Abstract

We present an extension of Scala that supports constraint programming over bounded and unbounded domains. The resulting language, Kaplan, provides the benefits of constraint programming while preserving the existing features of Scala. Kaplan integrates constraint and imperative programming by using constraints as an advanced control structure; the developers use the monadic 'for' construct to iterate over the solutions of constraints or branch on the existence of a solution. The constructs we introduce have simple semantics that can be understood as explicit enumeration of values, but are implemented more efficiently using symbolic reasoning.
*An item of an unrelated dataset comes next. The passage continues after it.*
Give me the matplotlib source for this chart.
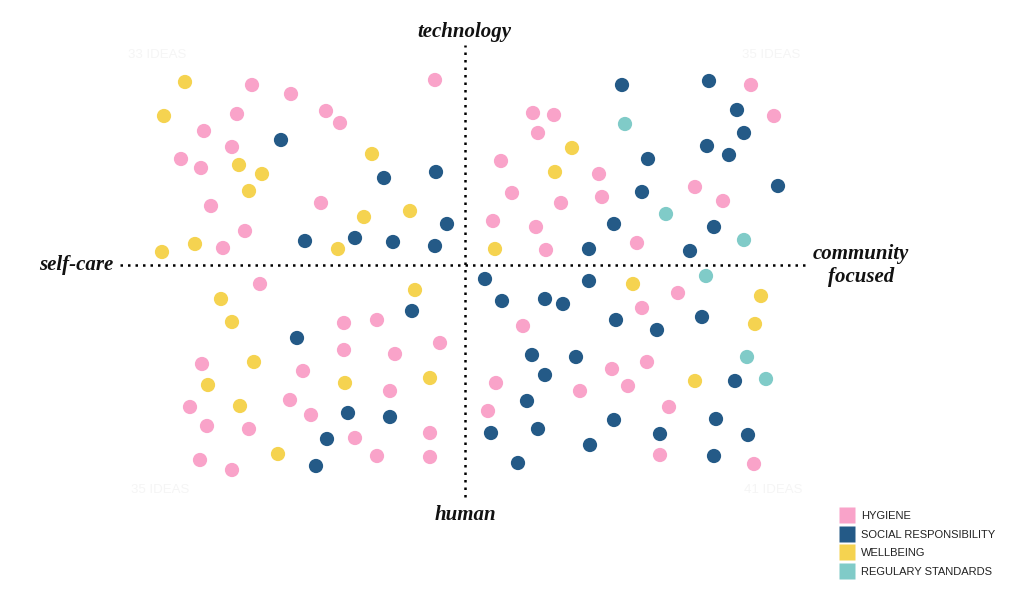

Kaplan programs can manipulate constraints at run-time, with the combined benefits of type-safe syntax trees and first-class functions. The language of constraints is a functional subset of Scala, supporting arbitrary recursive function definitions over algebraic data types, sets, maps, and integers. Our implementation runs on a platform combining a constraint solver with a standard virtual machine. For constraint solving we use an algorithm that handles recursive function definitions through fair function unrolling and builds upon the state-of-the art SMT solver Z3. We evaluate Kaplan on examples ranging from enumeration of data structures to execution of declarative specifications. We found Kaplan promising because it is expressive, supporting a range of problem domains, while enabling full-speed execution of programs that do not rely on constraint programming.